Brian Aldiss once told me that his idea of heaven was a big console up in the sky, where you could just sit, whisky in hand, and watch to see what happened next: always more unexpected and more interesting than anything you could think up for yourself. What should SF be predicting? There's global warming, of course: Brian also said that it was no good trying to make the Brits worry about global warming, they just thought about it for a bit and then said, "that's nice, I can put a peach tree on my back wall." To make their flesh creep you need to say, "Ice Age." Any damn fool can see (other than the British government, which sets global standards of damn foolery) that we've got an energy crisis coming, along with food / population / resources crises. None of these is insoluble, of course, but the big deficiency is in political will. Are our political structures capable of adapting?

Underlying all this, I'm sure many SF readers (though very few non-SF readers) must wonder whether we have missed our one cheap-energy window of opportunity, of moving to the Niven & Pournelle scenario of genuine habitats and serious industry in space. Do you remember the end of the Niven story, "At the Bottom of a Hole"? The dialog goes like this:

Young Guy: "There's everything in space. Monopoles. Metal. Vacuum … Free fall … Room to test things … A place to learn physics…"

Old Guy: "Was it all that obvious before we got here."

Young Guy: "Of course it was. [Then he realises how old the old guy is.] Wasn't it?"

 

No, it wasn't. Only to SF readers. And since Harry Truman, politicians haven't been SF readers, which is a great pity.

What SF needs to do, I think, is integrate politics with technology more credibly. It certainly can be done, see Fred Pohl's outstanding sequence Years of the City. And here's another dialog, this time from Iain Banks, in one of his non-Sf books:

"History is finished. Capitalist democracy has won and the rest is mopping up."
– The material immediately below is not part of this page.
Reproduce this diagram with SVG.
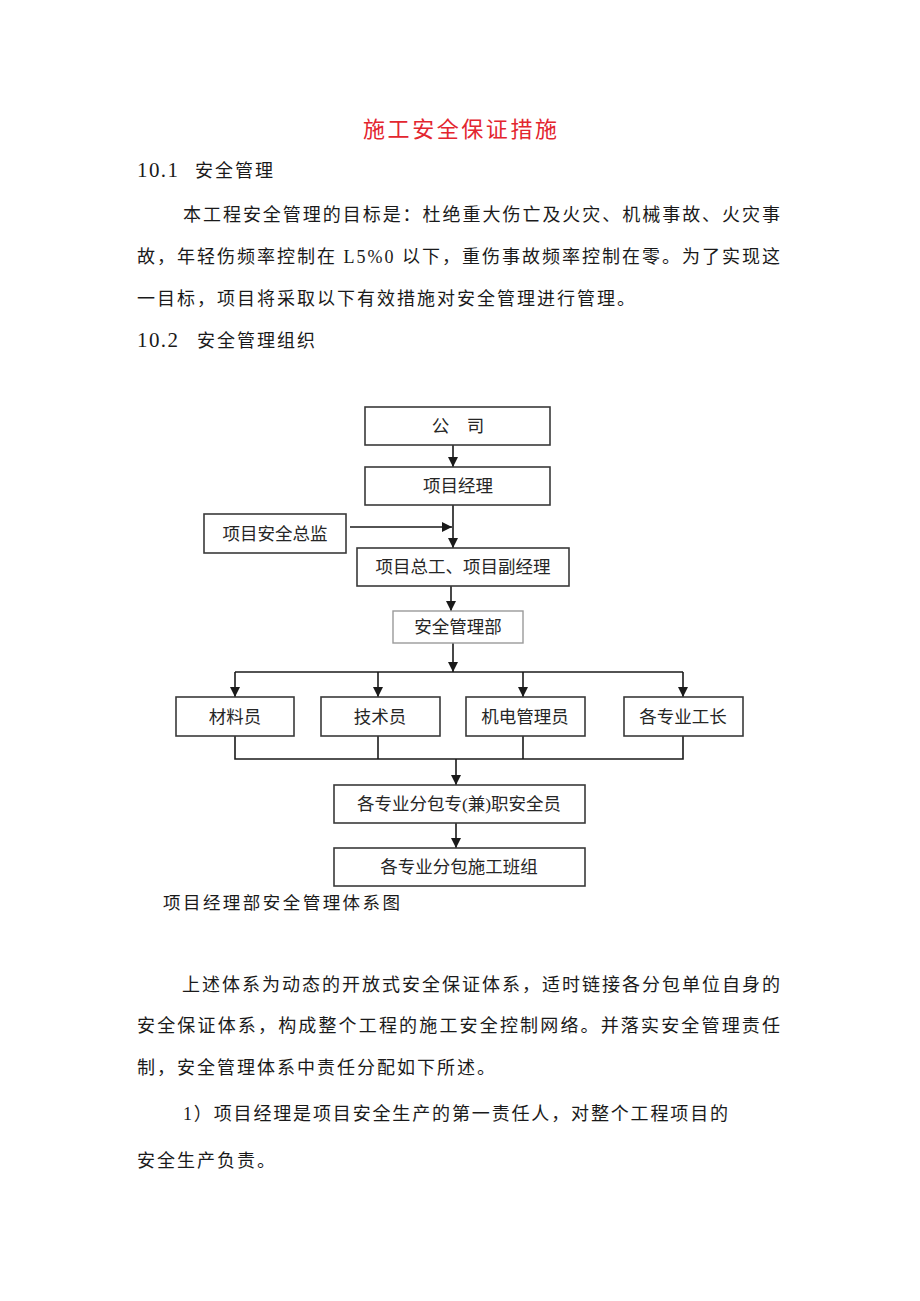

"Bullshit. You ought to read more science fiction. Nobody who reads science fiction comes out with this crap about the end of history."

Right on, Iain, the end of history would quite destroy our hope of consoles in the sky. To me, the question is whether capitalist democracy can cope with the long-term, when elections have to be won and the voters bribed and flattered and deceived every few years. Not much sign of it in the UK, as we sit waiting for the lights to go out as a result of the government's lack of an energy policy. And computers have done a great deal, but can they cope with the bureaucracy crisis? Not much sign of that either. So all that is why I wonder what the next SF vision is going to look like.

Which takes me back to life as an English professor. There too, I can't help thinking about the critical breakthroughs that never happened. When I was young, I thought we might get a better understanding of how narrative worked, following on the "structuralist" analyses of people like Vladimir Propp. What we got instead was "narratology," one of those inordinately complicated systems where you spend your time learning the rules and the terminology, but don't learn about anything outside the  system. I thought we might get the application of modern linguistics to studies of literary style. What we got instead was "rhet. and comp.," the bread-and-butter of US English departments, both learned and taught as a kind of rite de passage by reluctant undergrads and grad student adjuncts respectively, both eager to forget the whole thing as soon as ever they can. I thought we might get a serious analysis of genre fiction, brought into the mainstream of the educational system. What we got instead, from the Modern Language Association, was an overpowering interest in "victimology," organised by class, race and gender.

The critical trade did two things wrong. It set its face against any form of disciplined language study (which as a Professor of English Language I took pretty badly). And it turned its back on what people actually read, and while loudly proclaiming new freedom from "the canon," narrowed its interests even further (which as a trufan of SF I took even worse). As Darko Suvin pointed out long ago, with reference to critics and SF, any study which confines its interests to 10% of the available material will be wrong even about the 10% it condescends to define as "literature."

One result has been dead obvious. The US had 65,000 English majors in 1980. In the twenty years since then the student population doubled, so pro rata there ought to be have been 130,000 English majors at the start of this millennium. Actually there were 49,000, 37% of what there should be, and I bet the number has shrunk even further since. The other 63% have gone off to do something more worthwhile. As a former worker for Colgate-Palmolive, I am sure that any CEO of a business organisation which lost 63% of its market share would have been fired. But in the academic world they're all drawing fat salaries from Duke. There are exceptions to what I've said, and of course there is now quite a lot of SF criticism — though it hasn't made much impact on fans, and a lot of  the critics don't seem to know very much about the field. But the overall outlook for literary criticism and English Studies is not good. This is another area where expectations, over the last 50 years, have not been fulfilled.

And so I go back to wondering about SF. After more than 70 years of intense activity, there are now lots of plots and scenarios available, often being combined and rejigged. There has however been a drift towards fantasy. Some of it is very intelligent fantasy, and since he's here, I'd like to mention with particular admiration the work of Michael Swanwick. As an unregenerate Analog  reader I used to say, "never read a book with the word 'dragon' in the title," but after The Iron Dragon's Daughter I never said it again. He's up there with Vance and Tolkien on the top table, and if mainstream literary awards did not (see above) confine themselves wilfully to the 10% of literary production they define as "literature," he would have won them several times over, along with writers like Geoff Ryman and the late and much-regretted Tom Disch.

On the other hand, I do remember an SF author remarking pithily, when asked why he had switched from SF to fantasy — and here wild horses on their bended knees would not drag from me the name of the guilty party — "Quarter the work. Ten times the money." There's a lot of "alternate history" about too, and I'm as guilty as anyone, having written several along with Harry Harrison. But neither fantasy nor alternate history is what I'm looking for. I'm hoping for a new collective vision, like space or psi or cyberpunk.

Is the SF century over? I really hope not. But here I am, waiting for the next SF booster to fire, and bring us a new and convincing collective vision of the future. Thanks again to NESFA, its committee, and its members.